Even as diamond retail itself has evolved — with low-cost entrants like Blue Nile potentially threatening established retailers like Tiffany — innovators and incumbents alike still tell the same story. And they even stick to the same places: Tiffany has locked down the top right corner of page 3 in the New York Times for more than 100 years. If a diamond is forever, so, it seems, are the advertisements for them.
Brands from Cartier to Kay still use the same formula that De Beers and the N.W. Ayer ad agency came up with in the 1970s. As highlighted in Edward Jay Epstein’s classic 1982 Atlantic article, “Have You Ever Tried to Sell a Diamond?” De Beers, faced with fluctuating global prices and a “buy smaller diamonds” ad campaign that went a little too well, ordered their ad agency to reframe the discussion. N.W. Ayer was charged with coming up with a campaign that would tie value to a ring containing a good-sized rock.
The agency’s research found that an element of surprise was key, but not because women needed to be swept off their feet. Rather, they felt guilty about buying something so “flashy, gaudy, overdone.” But if a man did the dirty work, leaving women in the “the semi-passive role” akin to “sex relations in a Victorian novel,” a woman “can easily feel that diamonds are ‘vulgar’ and still be highly enthusiastic about receiving diamond jewelry.” In N.W. Ayer’s crude argument, your lady just has to lie there.
On the flip side, men, as the main purchasers of diamond rings, needed to be “moved to part with earnings not by the value, aesthetics, or tradition of diamonds but by the expectation that a ‘gift of love’ would enhance his standing in the eyes of a woman.” And women could feel guiltless about wearing a giant diamond, as long as the ring was a symbol of her “status and achievements” — that is, landing a man who could afford to surprise her. In essence, N.W. Ayers and De Beers needed to nudge men and women into a tacit agreement to value emotion over market price.

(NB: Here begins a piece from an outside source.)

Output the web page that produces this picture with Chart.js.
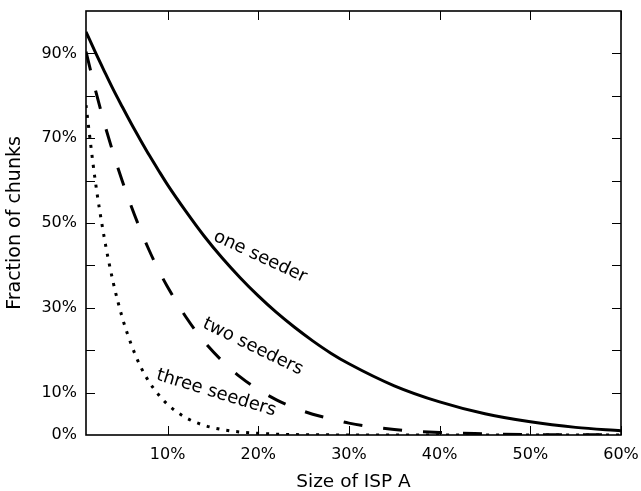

It worked: the element of “surprise,” according to Epstein, “helped De Beers expand its sales of diamonds in the United States to more than $2.1 billion, at the wholesale level, compared with a mere $23 million in 1939.”

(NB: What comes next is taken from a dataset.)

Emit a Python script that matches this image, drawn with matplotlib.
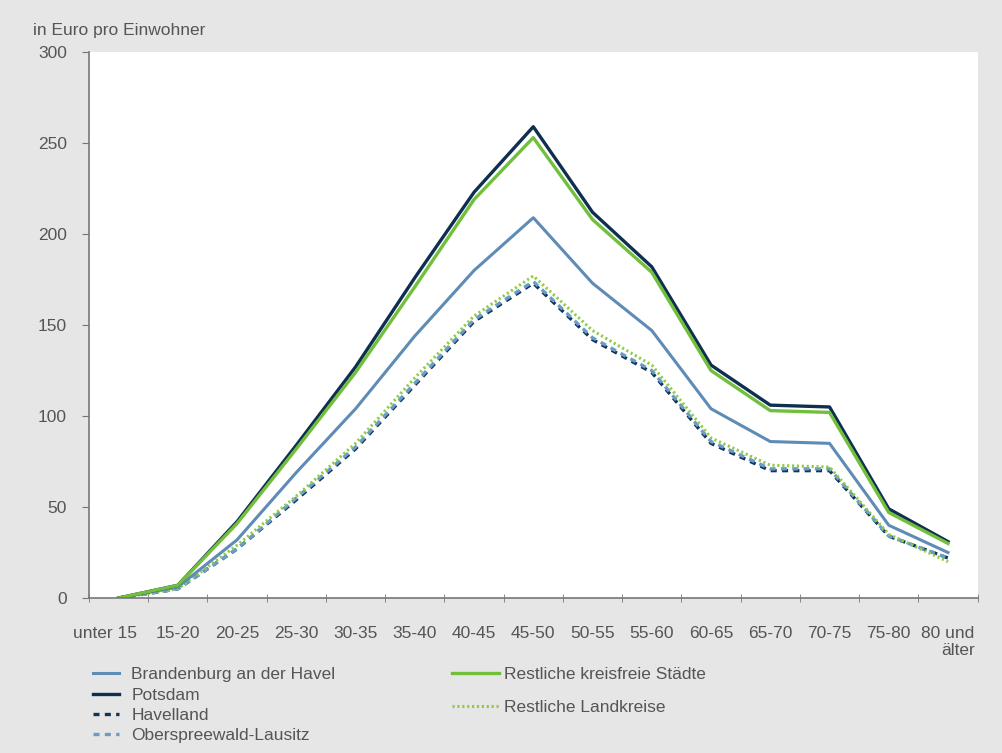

More than 30 years later, the “gasp” is evidence that this trope is alive and well. And it’s not just male ring-purchasers who have bought in to the storyline: according to a recent Tampa Bay Times article, 53 percent of women said they would end a relationship if they didn’t receive a gift on Valentine’s Day. And in a David’s Bridal survey, 57% of brides wished their rocks were bigger.

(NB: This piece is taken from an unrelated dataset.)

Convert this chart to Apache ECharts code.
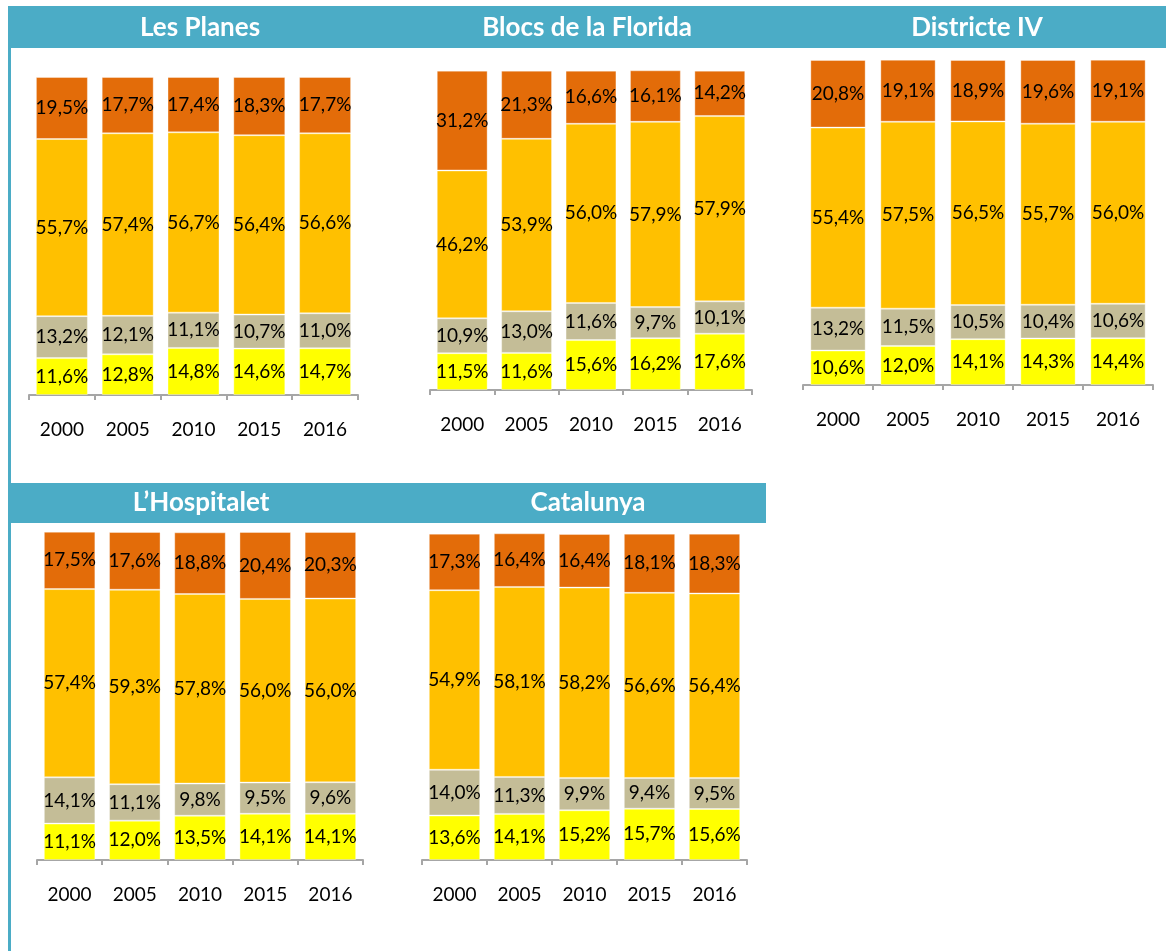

The problem with product narratives that place a high value on feelings is that, when the thing is actually used (or worn), the value diminishes dramatically. The value of your diamond — i.e. the two months of salary you shelled out for it — suddenly disappears. This is why it’s so hard to sell old diamonds, why my “estate” engagement ring was a heck of a bargain, and why irritating jewelry advertising is here to stay.
“Diamonds, without their association to romance, cannot be self-sustaining,” Jonah Sachs, the author of the book Winning the Story Wars, told me. He and I both looked for examples of rebellious diamond marketing, to no avail.
In fact, when companies do try to slightly alter the narrative to make more out of this storytelling tradition, consumers get creeped out. This ad for Kay struck many viewers as more suitable for an episode of Criminal Minds than as an ad for romance.
There are a few television ads out there that don’t use any storyline at all. For instance, this is what marketing diamonds as things — not emotions — really looks like.
But in a sense, even low-budget spots like this one depend on the diamond-as-surprise-love-gift narrative inflated by De Beers. Because diamonds, as evidenced by the Jewelry Exchange’s sparkling handfuls, are actually quite common.